• **EXCERPTED RECORDS**
-- Start --

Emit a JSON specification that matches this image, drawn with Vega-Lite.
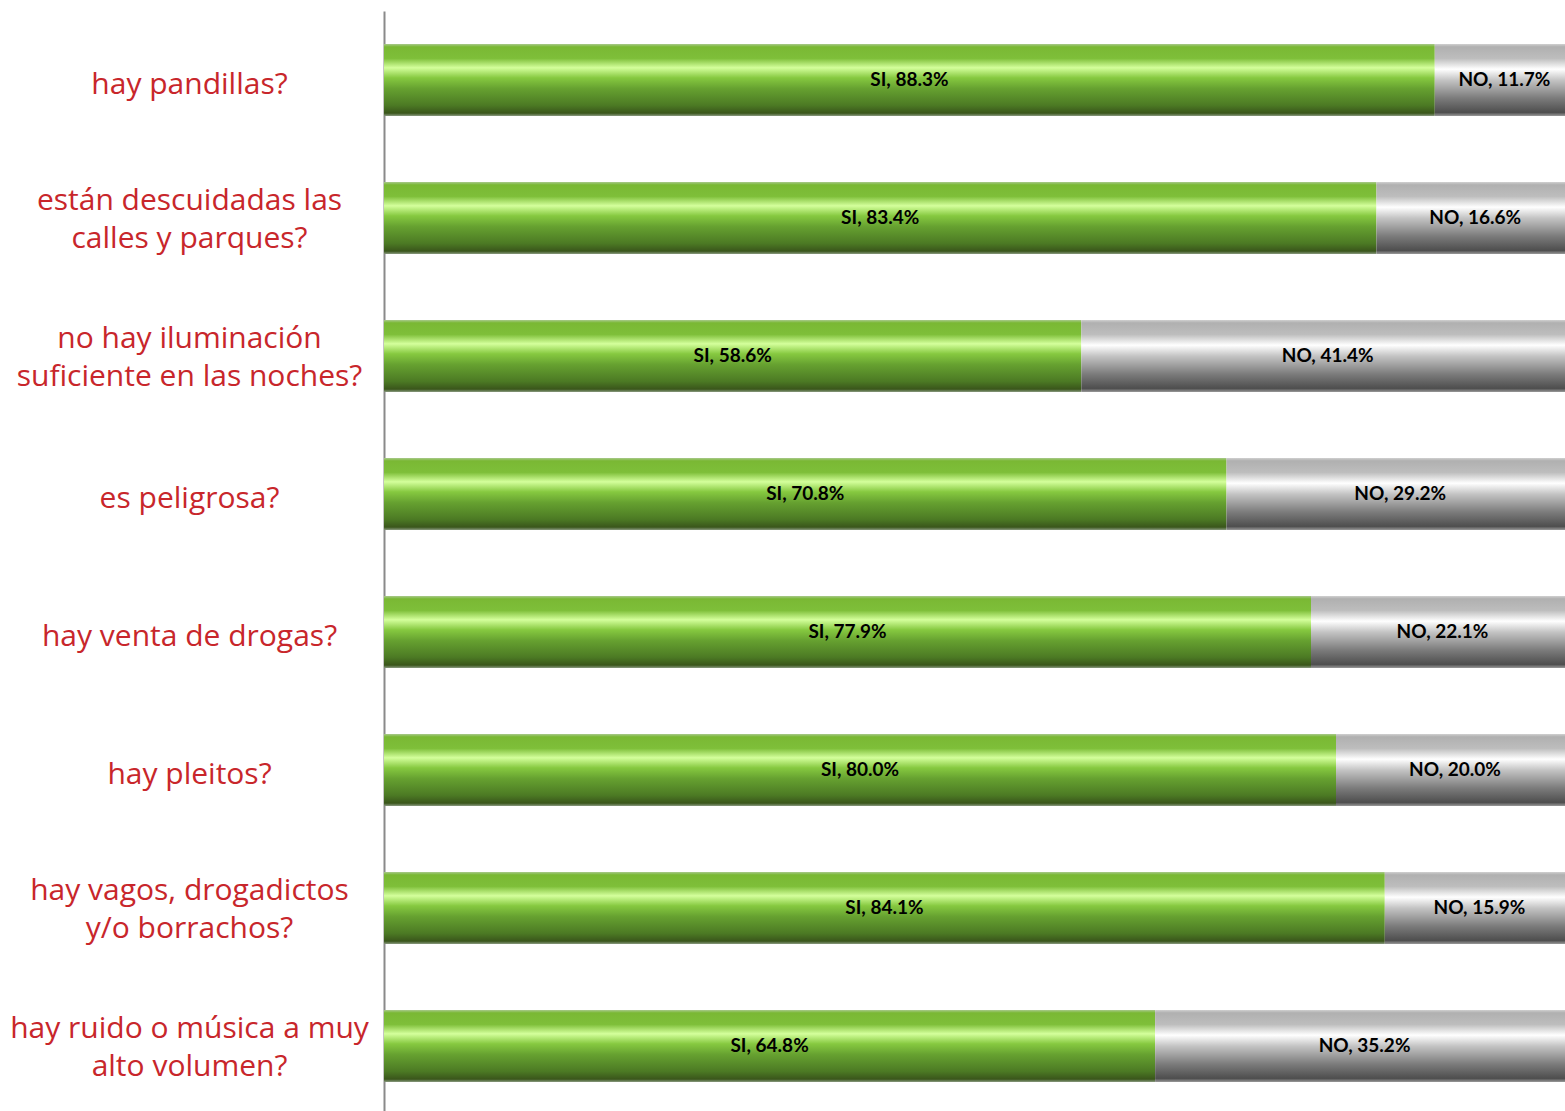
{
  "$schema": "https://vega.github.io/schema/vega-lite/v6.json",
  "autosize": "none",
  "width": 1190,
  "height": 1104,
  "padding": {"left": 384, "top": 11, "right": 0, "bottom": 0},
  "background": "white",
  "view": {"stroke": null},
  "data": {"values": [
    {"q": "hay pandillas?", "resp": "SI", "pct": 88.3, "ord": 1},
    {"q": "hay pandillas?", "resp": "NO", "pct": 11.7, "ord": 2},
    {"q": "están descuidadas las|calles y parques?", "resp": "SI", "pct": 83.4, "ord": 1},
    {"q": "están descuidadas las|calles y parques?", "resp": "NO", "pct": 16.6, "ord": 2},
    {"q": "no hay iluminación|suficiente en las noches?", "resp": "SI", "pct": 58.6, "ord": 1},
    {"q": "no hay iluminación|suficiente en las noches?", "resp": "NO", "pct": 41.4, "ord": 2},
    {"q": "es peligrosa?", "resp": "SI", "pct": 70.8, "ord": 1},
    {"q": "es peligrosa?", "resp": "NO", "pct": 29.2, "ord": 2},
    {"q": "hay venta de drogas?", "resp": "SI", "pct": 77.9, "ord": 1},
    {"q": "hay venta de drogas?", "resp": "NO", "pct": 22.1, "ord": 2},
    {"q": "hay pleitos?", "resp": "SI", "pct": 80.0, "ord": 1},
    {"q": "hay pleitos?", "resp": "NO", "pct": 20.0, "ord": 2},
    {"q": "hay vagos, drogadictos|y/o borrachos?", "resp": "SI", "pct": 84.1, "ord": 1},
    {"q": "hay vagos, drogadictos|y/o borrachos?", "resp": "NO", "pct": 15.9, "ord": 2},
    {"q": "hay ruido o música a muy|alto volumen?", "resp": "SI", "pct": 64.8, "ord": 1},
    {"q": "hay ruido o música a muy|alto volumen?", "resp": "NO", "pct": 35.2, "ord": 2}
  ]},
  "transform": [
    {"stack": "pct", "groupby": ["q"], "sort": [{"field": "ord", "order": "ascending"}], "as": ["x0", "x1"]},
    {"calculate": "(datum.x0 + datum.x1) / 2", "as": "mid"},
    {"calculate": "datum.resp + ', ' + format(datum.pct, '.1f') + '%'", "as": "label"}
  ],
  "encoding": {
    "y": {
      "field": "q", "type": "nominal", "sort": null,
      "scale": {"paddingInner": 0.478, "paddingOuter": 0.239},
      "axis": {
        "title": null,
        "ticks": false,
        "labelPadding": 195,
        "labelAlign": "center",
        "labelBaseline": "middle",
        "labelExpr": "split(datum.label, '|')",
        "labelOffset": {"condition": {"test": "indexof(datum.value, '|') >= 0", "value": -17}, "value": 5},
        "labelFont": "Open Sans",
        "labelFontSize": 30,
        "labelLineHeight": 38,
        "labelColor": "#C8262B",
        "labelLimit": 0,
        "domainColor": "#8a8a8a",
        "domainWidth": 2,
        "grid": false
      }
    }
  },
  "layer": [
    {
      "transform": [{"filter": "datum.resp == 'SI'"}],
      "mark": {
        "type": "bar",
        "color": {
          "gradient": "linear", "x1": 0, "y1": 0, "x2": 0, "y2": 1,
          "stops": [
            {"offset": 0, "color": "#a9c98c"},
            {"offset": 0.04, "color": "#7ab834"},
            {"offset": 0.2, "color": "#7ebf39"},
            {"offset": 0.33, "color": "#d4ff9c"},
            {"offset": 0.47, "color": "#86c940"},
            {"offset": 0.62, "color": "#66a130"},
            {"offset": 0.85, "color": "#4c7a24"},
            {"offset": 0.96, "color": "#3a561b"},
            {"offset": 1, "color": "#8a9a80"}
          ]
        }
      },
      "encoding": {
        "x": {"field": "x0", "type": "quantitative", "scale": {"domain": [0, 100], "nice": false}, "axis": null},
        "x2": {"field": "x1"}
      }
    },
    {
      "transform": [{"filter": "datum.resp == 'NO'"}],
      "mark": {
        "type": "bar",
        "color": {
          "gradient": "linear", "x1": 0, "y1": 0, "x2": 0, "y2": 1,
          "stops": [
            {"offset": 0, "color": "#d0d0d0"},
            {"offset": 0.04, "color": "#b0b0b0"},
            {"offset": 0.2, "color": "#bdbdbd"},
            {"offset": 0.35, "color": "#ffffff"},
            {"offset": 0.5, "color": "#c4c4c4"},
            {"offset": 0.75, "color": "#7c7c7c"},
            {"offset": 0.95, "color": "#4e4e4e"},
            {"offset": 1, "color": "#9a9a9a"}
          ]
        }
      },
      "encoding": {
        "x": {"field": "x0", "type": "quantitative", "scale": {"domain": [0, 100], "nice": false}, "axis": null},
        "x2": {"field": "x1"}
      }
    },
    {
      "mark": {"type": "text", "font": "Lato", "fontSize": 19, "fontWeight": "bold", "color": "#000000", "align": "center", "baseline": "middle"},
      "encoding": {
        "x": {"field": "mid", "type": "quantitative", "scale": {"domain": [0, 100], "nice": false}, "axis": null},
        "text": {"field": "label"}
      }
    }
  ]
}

-- End --
-- Start --

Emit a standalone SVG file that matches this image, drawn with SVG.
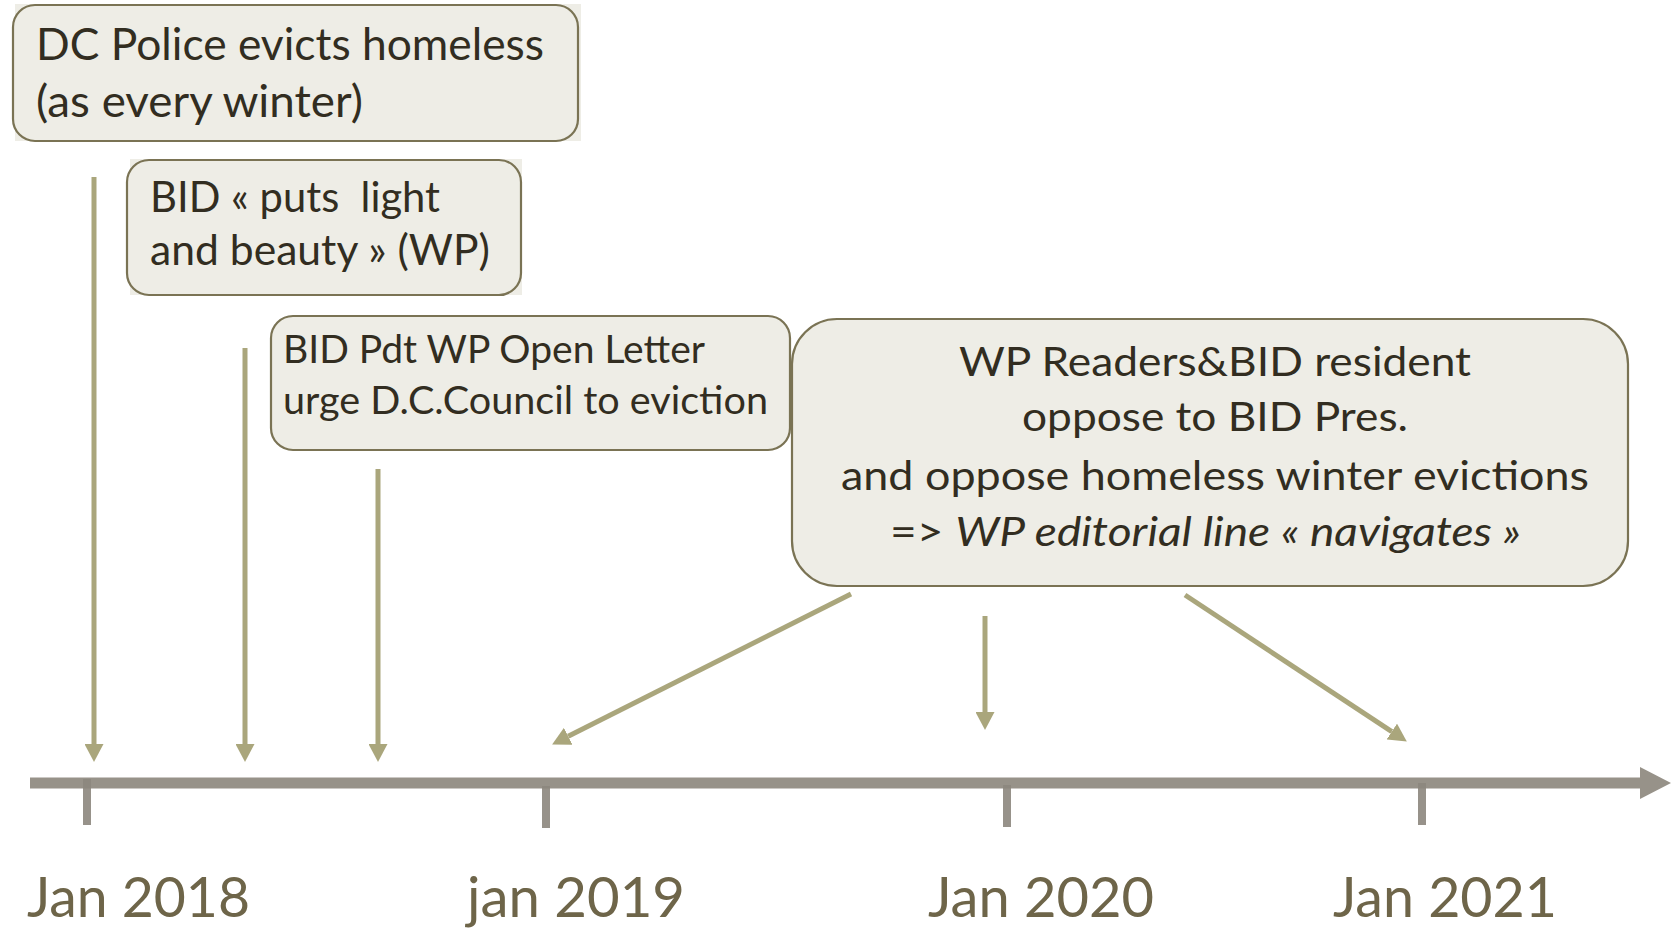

-- End --
-- Start --

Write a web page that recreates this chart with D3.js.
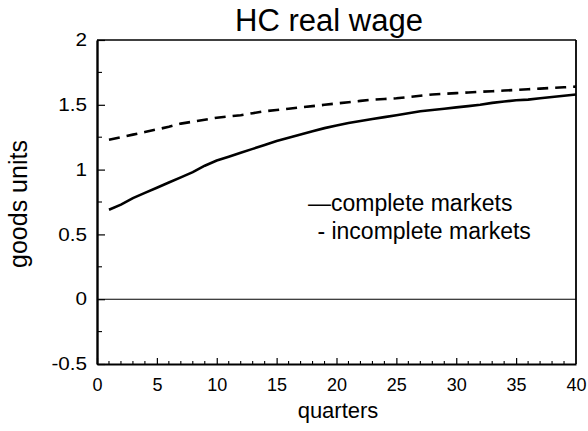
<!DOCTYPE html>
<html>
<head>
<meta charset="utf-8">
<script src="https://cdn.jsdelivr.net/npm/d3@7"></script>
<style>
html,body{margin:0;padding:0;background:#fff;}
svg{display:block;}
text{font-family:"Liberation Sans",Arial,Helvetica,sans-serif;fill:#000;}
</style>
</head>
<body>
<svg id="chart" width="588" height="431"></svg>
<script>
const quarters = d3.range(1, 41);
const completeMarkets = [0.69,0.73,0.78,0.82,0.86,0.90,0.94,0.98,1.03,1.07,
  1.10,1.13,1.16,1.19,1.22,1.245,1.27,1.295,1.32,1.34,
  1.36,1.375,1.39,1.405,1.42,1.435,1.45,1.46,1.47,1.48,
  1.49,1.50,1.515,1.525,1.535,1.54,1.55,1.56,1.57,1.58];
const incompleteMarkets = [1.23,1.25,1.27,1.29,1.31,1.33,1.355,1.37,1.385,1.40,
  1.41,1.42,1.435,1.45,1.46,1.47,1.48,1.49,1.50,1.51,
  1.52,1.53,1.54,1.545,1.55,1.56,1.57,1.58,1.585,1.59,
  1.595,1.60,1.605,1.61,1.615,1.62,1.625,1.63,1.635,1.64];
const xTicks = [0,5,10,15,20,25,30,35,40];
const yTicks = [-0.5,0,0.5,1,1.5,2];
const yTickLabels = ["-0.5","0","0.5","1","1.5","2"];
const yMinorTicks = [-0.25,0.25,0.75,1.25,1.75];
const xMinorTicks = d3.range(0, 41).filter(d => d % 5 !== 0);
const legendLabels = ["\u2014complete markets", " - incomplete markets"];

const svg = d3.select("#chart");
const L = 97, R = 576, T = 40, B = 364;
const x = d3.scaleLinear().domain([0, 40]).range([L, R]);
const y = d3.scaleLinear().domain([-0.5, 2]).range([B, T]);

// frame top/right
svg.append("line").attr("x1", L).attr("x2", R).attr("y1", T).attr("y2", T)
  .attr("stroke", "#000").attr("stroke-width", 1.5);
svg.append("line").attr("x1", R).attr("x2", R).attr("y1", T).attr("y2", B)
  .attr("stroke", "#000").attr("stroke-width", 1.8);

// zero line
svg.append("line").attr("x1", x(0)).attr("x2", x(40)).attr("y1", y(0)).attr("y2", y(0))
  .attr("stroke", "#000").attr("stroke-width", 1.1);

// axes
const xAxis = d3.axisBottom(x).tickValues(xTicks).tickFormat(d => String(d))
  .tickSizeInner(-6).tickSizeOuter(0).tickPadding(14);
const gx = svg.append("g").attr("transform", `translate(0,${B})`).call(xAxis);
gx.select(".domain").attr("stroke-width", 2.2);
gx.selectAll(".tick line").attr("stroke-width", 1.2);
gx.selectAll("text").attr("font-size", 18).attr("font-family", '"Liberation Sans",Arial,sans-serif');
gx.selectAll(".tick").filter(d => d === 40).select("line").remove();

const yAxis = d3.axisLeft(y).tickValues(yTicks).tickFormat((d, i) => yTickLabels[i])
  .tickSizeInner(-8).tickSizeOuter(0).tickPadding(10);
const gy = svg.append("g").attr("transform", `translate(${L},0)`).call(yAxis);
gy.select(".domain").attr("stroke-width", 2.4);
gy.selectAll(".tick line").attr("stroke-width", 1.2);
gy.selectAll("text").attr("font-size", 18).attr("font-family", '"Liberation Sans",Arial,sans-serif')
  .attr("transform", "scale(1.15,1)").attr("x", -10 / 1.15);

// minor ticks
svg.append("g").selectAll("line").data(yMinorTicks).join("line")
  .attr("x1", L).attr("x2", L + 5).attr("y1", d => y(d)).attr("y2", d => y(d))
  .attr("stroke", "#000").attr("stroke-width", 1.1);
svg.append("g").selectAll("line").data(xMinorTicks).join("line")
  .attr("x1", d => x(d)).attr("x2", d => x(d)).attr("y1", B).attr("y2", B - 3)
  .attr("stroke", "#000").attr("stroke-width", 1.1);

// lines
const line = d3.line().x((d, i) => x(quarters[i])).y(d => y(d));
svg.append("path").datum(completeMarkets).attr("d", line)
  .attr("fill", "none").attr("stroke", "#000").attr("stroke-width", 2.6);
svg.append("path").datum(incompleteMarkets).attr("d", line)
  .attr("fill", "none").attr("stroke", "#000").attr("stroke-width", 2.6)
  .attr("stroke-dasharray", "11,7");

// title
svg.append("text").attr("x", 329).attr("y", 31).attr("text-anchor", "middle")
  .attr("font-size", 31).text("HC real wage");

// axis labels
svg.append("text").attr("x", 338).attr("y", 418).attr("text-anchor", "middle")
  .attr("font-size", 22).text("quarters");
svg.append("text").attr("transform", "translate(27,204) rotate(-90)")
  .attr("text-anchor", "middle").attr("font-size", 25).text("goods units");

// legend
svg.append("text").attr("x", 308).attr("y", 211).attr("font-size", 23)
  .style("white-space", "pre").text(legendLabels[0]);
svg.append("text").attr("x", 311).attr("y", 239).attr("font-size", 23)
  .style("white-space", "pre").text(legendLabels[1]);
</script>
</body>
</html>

-- End --

• **GIVEN EXERCISE**
What is the number of lines in the records that contain "Emit"? Give that number only.

• **RESPONSE**
2